Interaction Costs: A Definition
Interaction costs represent the money and time that are expended whenever people and companies exchange services, goods or ideas. The exchange can occur within companies, among companies or between companies and customers. This exchange can take many everyday forms, such as management meetings, conferences, phone conversations, sales calls, reports and memos. In a very real way, interaction costs are the friction in the economy.
Changes in interaction costs, can cause entire industries to reorganize rapidly and dramatically.

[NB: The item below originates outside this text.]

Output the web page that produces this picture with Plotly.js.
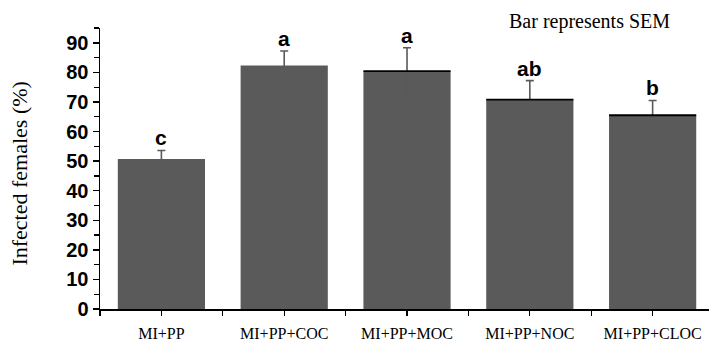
<!DOCTYPE html>
<html>
<head>
<meta charset="utf-8">
<script src="https://cdn.plot.ly/plotly-3.0.1.min.js"></script>
<style>html,body{margin:0;padding:0;background:#fff;}#chart{width:709px;height:344px;}</style>
</head>
<body>
<div id="chart"></div>
<script>
var categories = ["MI+PP", "MI+PP+COC", "MI+PP+MOC", "MI+PP+NOC", "MI+PP+CLOC"];
var infected = [50.7, 82.3, 80.4, 70.8, 65.5];
var sem = [2.9, 4.9, 7.9, 6.4, 5.0];
var letters = ["c", "a", "a", "ab", "b"];
var yTicks = [0, 10, 20, 30, 40, 50, 60, 70, 80, 90];

var xs = categories.map(function (c, i) { return i; });

var trace = {
  type: "bar",
  x: xs,
  y: infected,
  width: 0.71,
  marker: { color: "#5a5a5a", line: { width: 0 } },
  error_y: { type: "data", array: sem, symmetric: true,
             visible: true, color: "#5a5a5a", thickness: 1.6, width: 4 },
  hoverinfo: "skip"
};

var annotations = letters.map(function (t, i) {
  return {
    x: xs[i], y: infected[i] + sem[i], xref: "x", yref: "y",
    text: "<b>" + t + "</b>", showarrow: false, yanchor: "bottom", xanchor: "center",
    yshift: -1,
    font: { family: "Liberation Sans, Arial, sans-serif", size: 21, color: "#000" }
  };
});
annotations.push({
  x: 0.803, y: 1.028, xref: "paper", yref: "paper", xanchor: "center", yanchor: "middle",
  yshift: -1,
  text: "Bar represents SEM", showarrow: false,
  font: { family: "Liberation Serif, Times New Roman, serif", size: 20, color: "#000" }
});
annotations.push({
  x: 0, y: 0.482, xref: "paper", yref: "paper", xanchor: "center", yanchor: "middle",
  xshift: -80, textangle: -90,
  text: "Infected females (%)", showarrow: false,
  font: { family: "Liberation Serif, Times New Roman, serif", size: 22, color: "#000" }
});

var shapes = [2, 3, 4].map(function (i) {
  return {
    type: "line", xref: "x", yref: "y",
    x0: xs[i] - 0.355, x1: xs[i] + 0.355, y0: infected[i], y1: infected[i],
    line: { color: "#000", width: 1.8 }
  };
});

var layout = {
  width: 709, height: 344,
  margin: { l: 100, r: 0, t: 28, b: 35, pad: 0 },
  paper_bgcolor: "#fff", plot_bgcolor: "#fff",
  showlegend: false,
  xaxis: {
    range: [-0.5, 4.459],
    tickmode: "array", tickvals: xs, ticktext: categories,
    ticks: "outside", ticklen: 5, tickwidth: 1.3, tickcolor: "#000",
    minor: { tickmode: "linear", tick0: 0.5, dtick: 1, ticks: "outside", ticklen: 5, tickwidth: 1.3, tickcolor: "#000" },
    showline: true, linecolor: "#000", linewidth: 1.5,
    showgrid: false, zeroline: false,
    ticklabelstandoff: 4,
    tickfont: { family: "Liberation Serif, Times New Roman, serif", size: 16, color: "#000" }
  },
  yaxis: {
    range: [0, 95],
    tickmode: "array", tickvals: yTicks, ticktext: yTicks.map(String),
    ticks: "outside", ticklen: 6, tickwidth: 1.5, tickcolor: "#000",
    minor: { tickmode: "linear", tick0: 5, dtick: 10, ticks: "outside", ticklen: 5, tickwidth: 1.3, tickcolor: "#000" },
    showline: true, linecolor: "#000", linewidth: 1.5,
    showgrid: false, zeroline: false,
    tickfont: { family: "Liberation Sans, Arial, sans-serif", size: 20, color: "#000", weight: "bold" }
  },
  annotations: annotations,
  shapes: shapes
};

Plotly.newPlot("chart", [trace], layout, { staticPlot: true, displayModeBar: false });
</script>
</body>
</html>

Today, with the impact of constantly improving technologies, companies and their customers are able to do business in a manner that is causing a major paradigm shift in how business is conducted. For instance, a "Private Communication Networks" (PCN) allow companies and individuals to communicate and exchange data far more quickly, securely and cheaply than ever before. A Shared Procurement Network (SPN) within the real estate industry is indicative of how our basic assumptions about corporate organization are being overturned. Clearly, the "interaction costs" within the business process have declined.
Value Chain: A Traditional and Virtual Definition
The stages involved in creating value in the physical world are often referred to as links in a value chain. The value chain is a model that describes a series of value-adding activities connecting a company's supply side with its demand side. By analyzing the stages of a value chain, managers are able to redesign their internal and external processes to improve efficiency and effectiveness. At the heart of the value chain is "information," and yet by tradition, the value chain model treats information as a supporting element of the value-adding process, not as a source of value itself.

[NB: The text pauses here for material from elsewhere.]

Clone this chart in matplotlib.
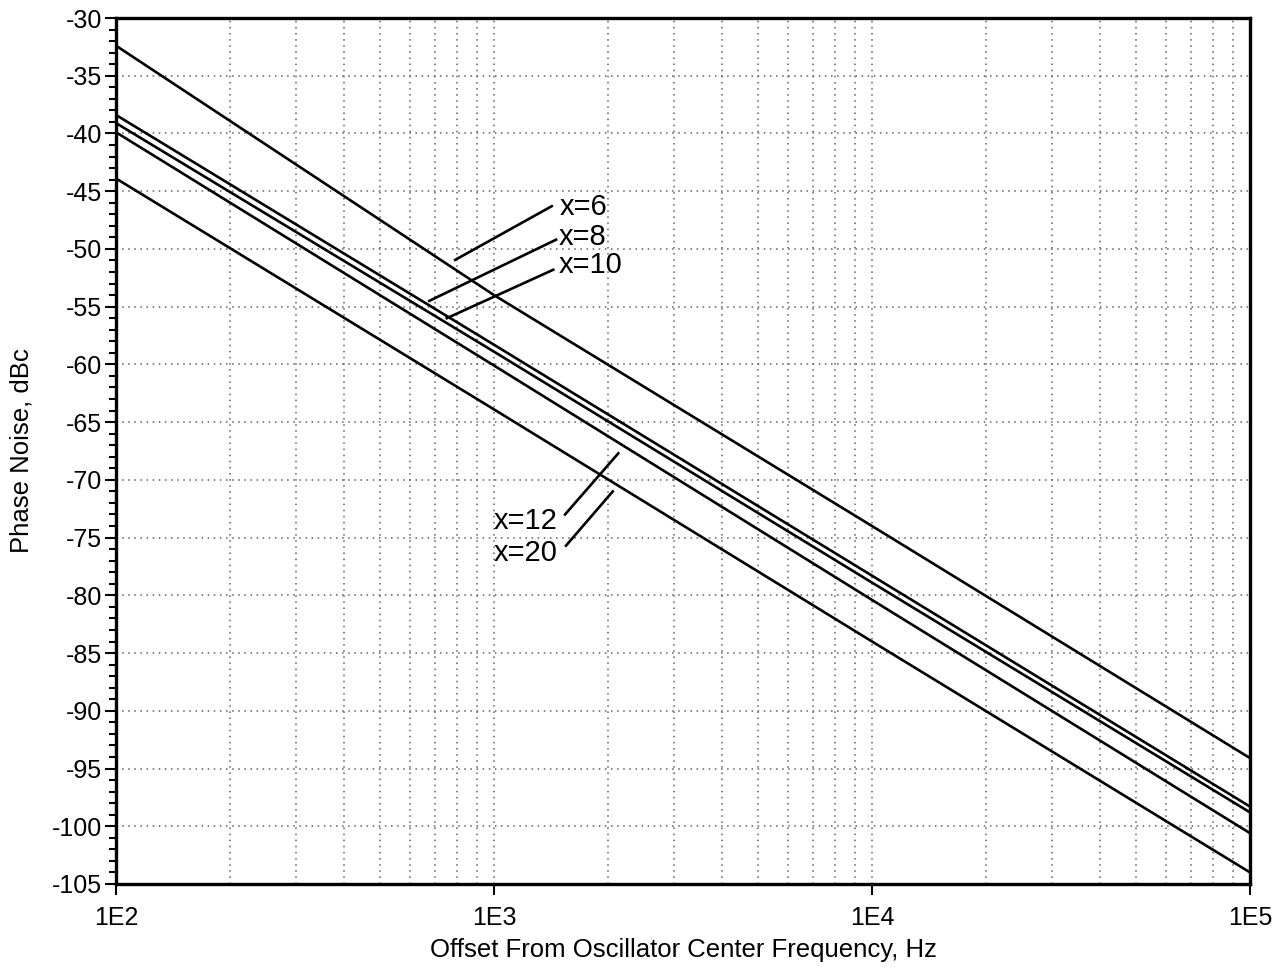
import numpy as np
import matplotlib
matplotlib.use("Agg")
from matplotlib import pyplot as plt
from matplotlib.ticker import FixedLocator, LogLocator, NullFormatter

# offsets read at each decade, Hz
freq = [1e2, 1e3, 1e4, 1e5]

# phase noise, dBc
pn_x6 = [-32.4, -54.0, -74.0, -94.1]
pn_x8 = [-38.4, -58.3, -78.3, -98.3]
pn_x10 = [-39.1, -58.9, -78.9, -98.8]
pn_x12 = [-39.9, -60.1, -80.4, -100.6]
pn_x20 = [-43.9, -63.9, -84.0, -104.0]

curves = [pn_x6, pn_x8, pn_x10, pn_x12, pn_x20]

# label text, text position, leader start (on the curve side)
labels = ["x=6", "x=8", "x=10", "x=12", "x=20"]
label_pos = [(1495, -46.4), (1486, -49.0), (1486, -51.4), (1000, -73.6), (1000, -76.3)]
leader_start = [(789, -50.95), (674, -54.5), (750, -56.0), (2132, -67.7), (2061, -71.0)]
leader_end = [(1421, -46.3), (1459, -49.2), (1435, -51.8), (1541, -73.0), (1550, -75.7)]

yticks = list(range(-105, -29, 5))
xticks = [1e2, 1e3, 1e4, 1e5]
xticklabels = ["1E2", "1E3", "1E4", "1E5"]

plt.rcParams['font.family'] = ['Liberation Sans', 'DejaVu Sans']

fig = plt.figure(figsize=(12.85, 9.68), dpi=100)
ax = fig.add_axes([0.0903, 0.0868, 0.8825, 0.8946])

for pn in curves:
    ax.plot(freq, pn, color="black", lw=1.9, solid_capstyle="butt")

for lab, tp, s, e in zip(labels, label_pos, leader_start, leader_end):
    ax.plot([s[0], e[0]], [s[1], e[1]], color="black", lw=1.9)
    ax.text(tp[0], tp[1], lab, fontsize=21, ha="left", va="center")

ax.set_xscale("log")
ax.set_xlim(1e2, 1e5)
ax.set_ylim(-105, -30)

ax.set_xticks(xticks)
ax.set_xticklabels(xticklabels)
ax.xaxis.set_minor_locator(LogLocator(base=10, subs=np.arange(2, 10)))
ax.xaxis.set_minor_formatter(NullFormatter())
ax.set_yticks(yticks)
ax.set_yticklabels([str(v) for v in yticks])
ax.yaxis.set_minor_locator(FixedLocator(list(range(-105, -29, 1))))

ax.grid(True, which="major", color="#606060", linestyle=(0, (1, 3)), lw=1.1)
ax.grid(True, which="minor", axis="x", color="#606060", linestyle=(0, (1, 3)), lw=1.1)

ax.tick_params(axis="both", which="major", direction="out", length=8, width=1.5,
               labelsize=18, pad=2)
ax.tick_params(axis="y", which="minor", direction="out", length=5, width=1.5)
ax.tick_params(axis="x", which="minor", length=0)
ax.tick_params(axis="x", which="major", pad=8, labelsize=18)

for sp in ax.spines.values():
    sp.set_linewidth(2.4)

ax.set_xlabel("Offset From Oscillator Center Frequency, Hz", fontsize=18.5, va="center")
ax.xaxis.set_label_coords(0.5, -0.0762)
ax.set_ylabel("Phase Noise, dBc", fontsize=18.5, va="center")
ax.yaxis.set_label_coords(-0.083, 0.5)

fig.savefig("out.png", dpi=100)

The economics of information is undergoing a fundamental shift: a shift that will precipitate changes in the structure of entire industries, and in the methods that companies compete. The Shared Procurement Network (SPN) is but one example have how real estate companies are becoming enjoined. The advantage's associated with multi-corporate group purchasing exceed the competitive advantage of not doing so. This shift is made possible by the wide spread adoption of Internet technologies, - but it is less about technology than it is the fact that a new behavior and acceptance for electronic communication is reaching critical mass. Millions of people are communicating at home and at work. It's an explosion of connectivity, that threatens to undermine the established value chains for businesses in many sectors of the economy.